The Sabres had a standard maneuver to change direction quickly, climbing and flipping their wings as they topped into a loop. The variable control surfaces and wing-in-body design — not to mention the lack of a pilot — allowed them to withstand g forces that would shatter a normal aircraft, and so they could change direction in far less space. They couldn’t defy physical laws, however — it was impossible to transfer all their energy and momentum to the new direction. That gave Turk a little bit of a breather. He flew at them, transmitting his “takeover” code, the command which would normally retrieve Sabres into escort mode.

The planes ignored it.

He tried a verbal command and then decided he would have to treat them like hostiles: he told his weapons radar to target them.

The Sabres didn’t react.

“I need your attention,” he said, pressing the trigger of the gun.

Three rounds shot out in the Sabres’ direction. He was way too far to get a hit, but the Sabres’ control computer realized he was trying to kill them. They talked it over between themselves and decided there was only one reason that could be — surely this enemy had found a way to spoof their mother plane’s silhouette. That decision overrode the safety protocol that kept them from targeting him, and they promptly began tracking him as an enemy.

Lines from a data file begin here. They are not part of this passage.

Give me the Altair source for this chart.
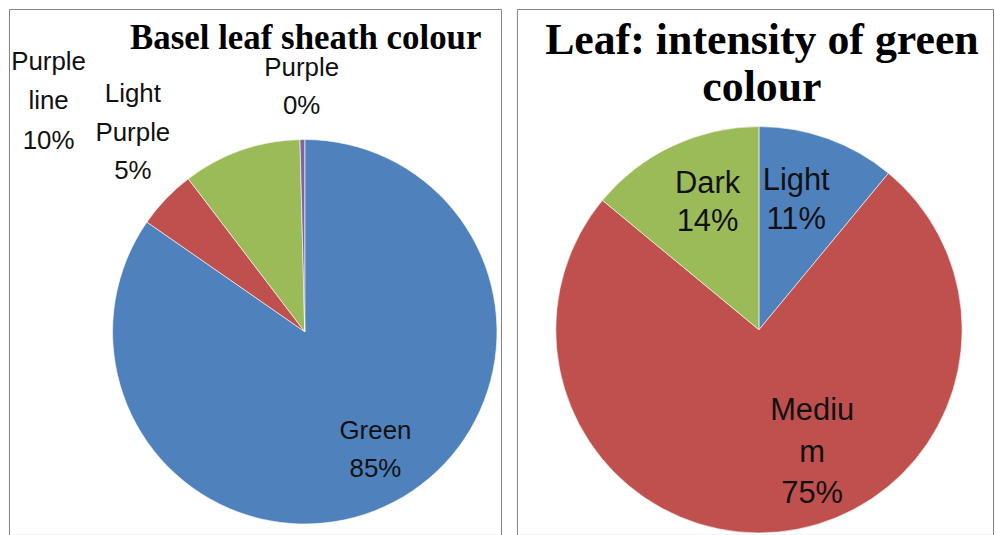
import altair as alt
import pandas as pd

# ---- data ----
left_title = "Basel leaf sheath colour"
left_labels = ["Green", "Light Purple", "Purple line", "Purple"]
left_values = [85, 5, 10, 0.4]
left_texts = ["Green\n85%", "Light\nPurple\n5%", "Purple\nline\n10%", "Purple\n0%"]
left_colors = ["#4F81BD", "#C0504D", "#9BBB59", "#8064A2"]

right_title = "Leaf: intensity of green\ncolour"
right_labels = ["Light", "Medium", "Dark"]
right_values = [11, 75, 14]
right_texts = ["Light\n11%", "Mediu\nm\n75%", "Dark\n14%"]
right_colors = ["#4F81BD", "#C0504D", "#9BBB59"]

LABEL_FONT = "Liberation Sans Narrow, Liberation Sans, Arial"
TITLE_FONT = "Liberation Serif, Times New Roman, serif"


def pie_panel(labels, values, texts, colors, cx, cy, R, label_pos, fsize,
              title, tx, ty, tsize, tlh, w, h):
    df = pd.DataFrame({"label": labels, "value": values, "text": texts,
                       "order": list(range(len(labels)))})
    total = float(sum(values))
    tscale = alt.Scale(domain=[0, total])
    base = alt.Chart(df).transform_stack(
        stack="value", as_=["v0", "v1"], groupby=[], sort=[alt.SortField("order")]
    ).transform_calculate(mid="(datum.v0 + datum.v1) / 2")
    arc = base.mark_arc(outerRadius=R, stroke="white", strokeWidth=0.6).encode(
        theta=alt.Theta("v0:Q", scale=tscale),
        theta2="v1:Q",
        x=alt.value(cx),
        y=alt.value(cy),
        color=alt.Color("label:N", scale=alt.Scale(domain=labels, range=colors), legend=None),
    )
    layers = [arc]
    for name, (r, dx, dy, llh) in label_pos.items():
        layers.append(
            base.transform_filter(alt.datum.label == name).mark_text(
                radius=r, dx=dx, dy=dy, font=LABEL_FONT, fontSize=fsize,
                lineBreak="\n", lineHeight=llh, align="center",
                baseline="middle", color="#111111").encode(
                theta=alt.Theta("mid:Q", scale=tscale),
                x=alt.value(cx),
                y=alt.value(cy),
                text="text:N",
            )
        )
    ttl = alt.Chart(pd.DataFrame({"t": [title]})).mark_text(
        font=TITLE_FONT, fontSize=tsize, fontWeight="bold", lineBreak="\n",
        lineHeight=tlh, align="center", baseline="alphabetic", color="black"
    ).encode(text="t:N", x=alt.value(tx), y=alt.value(ty))
    layers.append(ttl)
    return alt.layer(*layers).properties(width=w, height=h)


left = pie_panel(
    left_labels, left_values, left_texts, left_colors,
    cx=297, cy=324, R=193,
    label_pos={
        "Green": (138, 7, -23, 39),
        "Light Purple": (250, 8, -66, 39),
        "Purple line": (245, -176, -40, 40),
        "Purple": (248, 0, -17, 38),
    },
    fsize=26,
    title=left_title, tx=298, ty=40, tsize=35, tlh=46, w=494, h=528,
)

right = pie_panel(
    right_labels, right_values, right_texts, right_colors,
    cx=243, cy=322, R=204,
    label_pos={
        "Light": (137, -9, -20, 39),
        "Medium": (132, 41, -50, 42),
        "Dark": (140, 8, -20, 39),
    },
    fsize=31,
    title=right_title, tx=246, ty=45, tsize=44, tlh=47, w=478, h=528,
)

chart = alt.hconcat(left, right, spacing=14).properties(
    padding={"left": 8, "top": 7, "right": 1, "bottom": 0},
    background="white",
).configure_view(stroke="#7f7f7f", strokeWidth=1)

chart.save("out.html", embed_options={"renderer": "svg", "actions": False})
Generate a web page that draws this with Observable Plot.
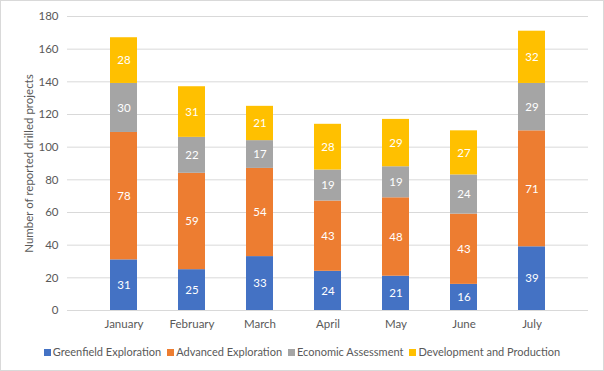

In a traditional dogfight, a two-on-one advantage is not insurmountable, especially if the single aircraft is flown by a superior pilot who understands the limitations and advantages not just of his plane, but of his opponents’. Still, a numerical advantage in the air is just as potent as one on the ground. The enemy must be approached with skill and savvy. All things being equal, a head-on attack is usually not advised.

Which was one of the reasons Turk undertook it. The other was that he needed to play for time to let Cowboy get away.

The Sabres were flying a so-called “loose deuce,” a time-honored side-by-side formation that allowed either (or both) planes to go on the attack as well as support each other. The distance between them was roughly the same as their average turning radius; whichever plane Turk focused on, the other aircraft could get on his tail with an easy maneuver.

Rather than aiming for one or the other, he beelined toward the area between them. This forced the Sabres to decide on a strategy; Sabre One turned to meet him, while Sabre Two tucked into a dive but stayed on course.

Besides calculating counters to his move, the artificial intelligence that flew the planes was also evaluating his tactics and, in an effort to predict what he would do — his intelligence or stupidity — though it didn’t use these terms. The fact that he had gone after two planes head-on didn’t win him points in the IQ department, but the AI had to consider whether this might not be a trick — to put it crassly, was the move so dumb that something was going on that the computer didn’t know?

In the next few moments Turk gave the Sabres every reason to think that was true. Rather than continuing the course to take on Sabre One, or tucking his wing left and going after Sabre Two — or, more prudently, getting the hell out of there while he still could make a clean break — he pulled his nose up and aimed for the sun. This necessarily slowed him down, and made him a dandy target for Sabre One.